If Tina Fey can do it, why not her 30 Rock co-star Alec Baldwin? And if their SNL commander-in-chief can honcho her Broadway show, why not his as well?

Those were the questions raised Monday when Baldwin told Howard Stern he has Broadway in his sights for a solo show based on his Emmy-winning impersonation of Donald J, Trump, with Lorne Michaels producing. Michaels is also producing Fey’s musical adaptation of Mean Girls, slated to arrive on Broadway in the spring.

Baldwin was interviewed on Stern’s Sirius XM program to promote You Can’t Spell America Without Me, his new book, co-written with Kurt Andersen. The parody purports to tell the “really tremendous inside story” of the president’s first year in office.

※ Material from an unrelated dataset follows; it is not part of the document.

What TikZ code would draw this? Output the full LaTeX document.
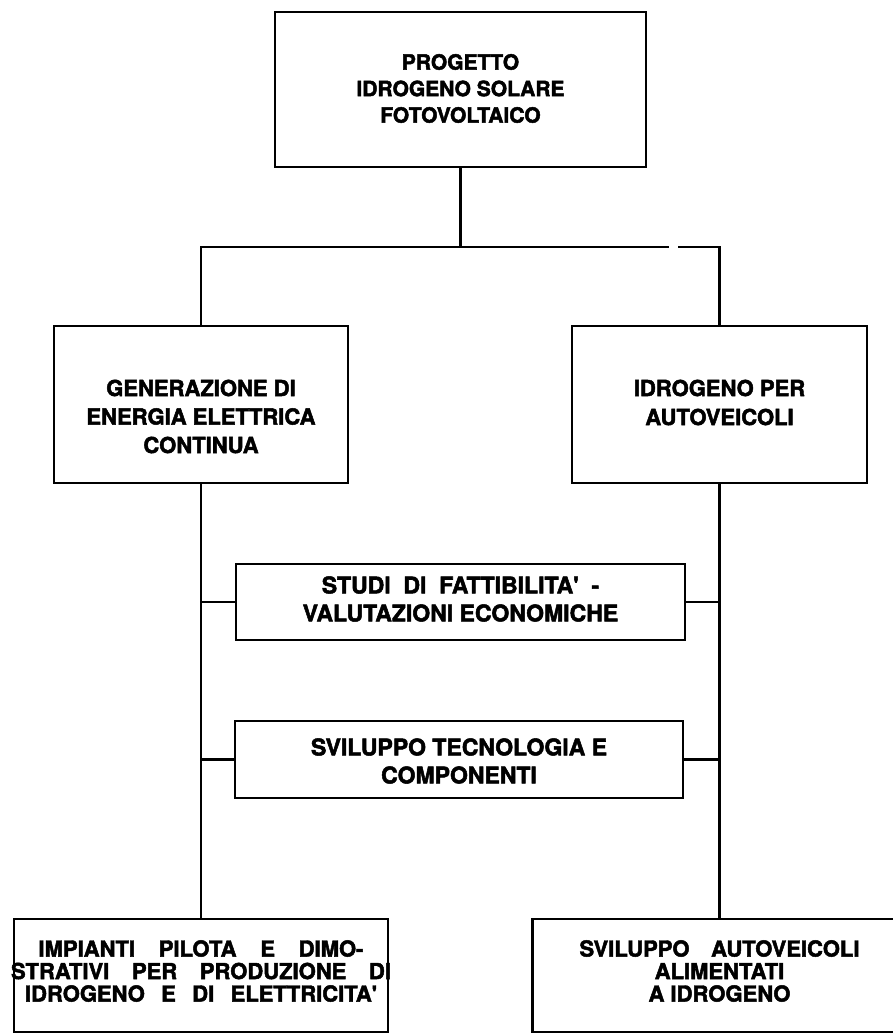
\documentclass[tikz,border=0pt]{standalone}
\usepackage{fontspec}
\setmainfont{TeX Gyre Heros}[BoldFeatures={FakeBold=2.2}]
\newcommand{\fsz}[2]{\fontsize{#1}{#2}\selectfont\bfseries}
\newcommand{\apo}{\textquotesingle}
\begin{document}
\begin{tikzpicture}[x=1pt,y=-1pt,
  box/.style={draw, line width=2.6pt, inner sep=0pt},
  txt/.style={align=center, inner sep=0pt},
  conn/.style={line width=2.6pt}]
\useasboundingbox (0,0) rectangle (892,1035);
% boxes
\node[box, minimum width=371pt, minimum height=155pt] (top) at (460.5,89.5) {};
\node[box, minimum width=294pt, minimum height=157pt] (gen) at (201,404.5) {};
\node[box, minimum width=295pt, minimum height=157pt] (idr) at (719.5,404.5) {};
\node[box, minimum width=449pt, minimum height=76pt] (stud) at (460.5,602) {};
\node[box, minimum width=448pt, minimum height=77pt] (tec) at (459,759.5) {};
\node[box, minimum width=374pt, minimum height=113pt] (pil) at (201,975.5) {};
\node[box, minimum width=374pt, minimum height=113pt] (aut) at (719.5,975.5) {};
% texts
\node[txt, font=\fsz{21}{26.5}] (topt) at (460.5,88.5) {PROGETTO\\IDROGENO SOLARE\\FOTOVOLTAICO};
\node[txt, font=\fsz{22}{28.5}] (gent) at (201,416.5) {GENERAZIONE DI\\ENERGIA ELETTRICA\\CONTINUA};
\node[txt, font=\fsz{22}{29}] (idrt) at (719.5,402.5) {IDROGENO PER\\AUTOVEICOLI};
\node[txt, font=\fsz{23}{28}] (studt) at (460.5,599) {STUDI \ DI \ FATTIBILITA\apo{} \ -\\VALUTAZIONI ECONOMICHE};
\node[txt, font=\fsz{23}{28}] (tect) at (459,761) {SVILUPPO TECNOLOGIA E\\COMPONENTI};
\node[txt, font=\fsz{22}{22.5}] (pilt) at (201,971) {\makebox[325pt][s]{IMPIANTI PILOTA E DIMO-}\\\makebox[380pt][s]{STRATIVI PER PRODUZIONE DI}\\\makebox[352pt][s]{IDROGENO E DI ELETTRICITA\apo}};
\node[txt, font=\fsz{22}{22.5}] (autt) at (719.5,971) {\makebox[280pt][s]{SVILUPPO AUTOVEICOLI}\\ALIMENTATI\\A IDROGENO};
% connectors
\coordinate (jn) at (460.5,247);
\coordinate (gapL) at (669,247);
\coordinate (gapR) at (678,247);
\draw[conn] (top.south) -- (jn);
\draw[conn] (jn) -| (gen.north);
\draw[conn] (jn) -- (gapL);
\draw[conn] (gapR) -| (idr.north);
\draw[conn] (gen.south) -- (pil.north);
\draw[conn] (idr.south) -- (aut.north);
\draw[conn] (stud.west) -- (stud.west -| gen.south);
\draw[conn] (stud.east) -- (stud.east -| idr.south);
\draw[conn] (tec.west) -- (tec.west -| gen.south);
\draw[conn] (tec.east) -- (tec.east -| idr.south);
\end{tikzpicture}
\end{document}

“We may take the book and make it into a one-man show on Broadway,” Baldwin said, adding that the book was written with the blessing of Michaels, who controls the rights to the impersonation. “What Lorne did do is give me permission to write this book,” Baldwin said. “My rendering of (Trump) is his intellectual property.”

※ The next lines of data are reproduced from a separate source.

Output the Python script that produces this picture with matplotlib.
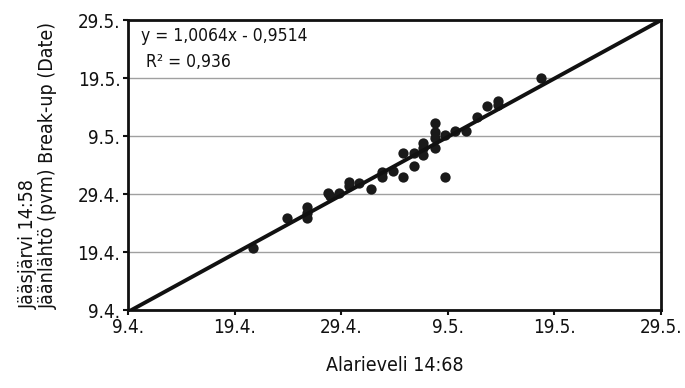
import matplotlib.pyplot as plt
import numpy as np

# break-up dates as day of year (99 = 9.4.)
alarieveli = [110.75, 113.89, 115.76, 115.76, 115.76, 117.79, 117.9, 118.82,
              119.76, 119.76, 120.7, 121.77, 122.8, 122.8, 123.86, 124.83,
              124.83, 125.83, 125.83, 126.7, 126.7, 126.7, 127.8, 127.8,
              127.8, 127.8, 128.74, 128.74, 129.68, 130.71, 131.77, 132.71,
              133.74, 133.74, 137.71]
jaasjarvi = [109.64, 114.81, 116.81, 115.67, 114.81, 119.12, 118.6, 119.12,
             121.12, 120.47, 120.95, 119.81, 122.84, 121.98, 122.97, 126.02,
             121.88, 126.02, 123.83, 127.84, 126.88, 125.72, 131.19, 129.74,
             128.6, 126.88, 129.17, 121.88, 129.91, 129.91, 132.22, 134.17,
             135.09, 134.43, 138.95]

tick_days = [99, 109, 119, 129, 139, 149]
tick_labels = ['9.4.', '19.4.', '29.4.', '9.5.', '19.5.', '29.5.']

slope = 1.0064
intercept = -0.9514

plt.rcParams['font.family'] = ['DejaVu Sans']
plt.rcParams['font.stretch'] = 'condensed'

fig = plt.figure(figsize=(6.85, 3.88), dpi=100)
ax = fig.add_axes([0.187, 0.201, 0.778, 0.747])

ax.set_xlim(99, 149)
ax.set_ylim(99, 149)
ax.set_xticks(tick_days)
ax.set_xticklabels(tick_labels)
ax.set_yticks(tick_days)
ax.set_yticklabels(tick_labels)
ax.yaxis.grid(True, color='#a0a0a0', linewidth=1)
ax.set_axisbelow(True)

for s in ax.spines.values():
    s.set_linewidth(2.0)
    s.set_color('#111111')
ax.tick_params(direction='out', length=3.5, width=1.5, labelsize=13.5, colors='#111111', pad=2)

ax.scatter(alarieveli, jaasjarvi, s=55, color='#1a1a1a', zorder=3, linewidths=0)

xl = np.array([99, 149])
ax.plot(xl, slope * xl + intercept, color='#111111', linewidth=2.8, zorder=4)

ax.text(0.025, 0.975, 'y = 1,0064x - 0,9514', transform=ax.transAxes,
        fontsize=12.5, va='top', ha='left', color='#111111')
ax.text(0.033, 0.888, 'R² = 0,936', transform=ax.transAxes,
        fontsize=12.5, va='top', ha='left', color='#111111')

ax.set_xlabel('Alarieveli 14:68', fontsize=14, labelpad=14, color='#111111')
ax.set_ylabel('Jääsjärvi 14:58\nJäänlähtö (pvm) Break-up (Date)', fontsize=14,
              multialignment='left', labelpad=14, color='#111111', linespacing=1.1)

fig.savefig('out.png', dpi=100)
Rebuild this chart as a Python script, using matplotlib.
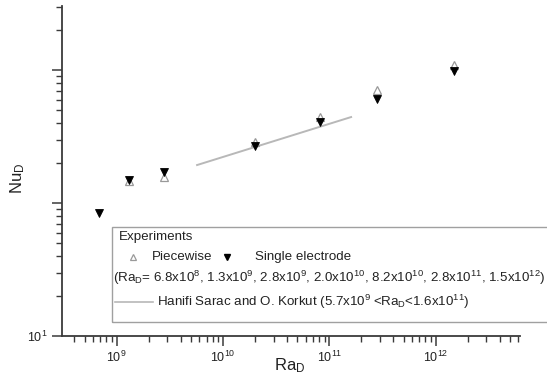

Baldwin added that “We’re all sick of the whole Trump as source of comedy thing, and I am too, but Kurt goes to another level.”

Baldwin has a lucrative model for the possible show: In 2009, Will Ferrell brought his SNL impression of George W. Bush to the Cort Theatre in You’re Welcome, America. A Final Night with George W. Bush. The three-month stand was a smash hit.

Baldwin has had a celebrated stage career that includes five Broadway shows, including A Streetcar Named Desire, in which he played Stanley Kowalski opposite Jessica Lange’s Blanche Du Bois and Amy Madigan’s Stella.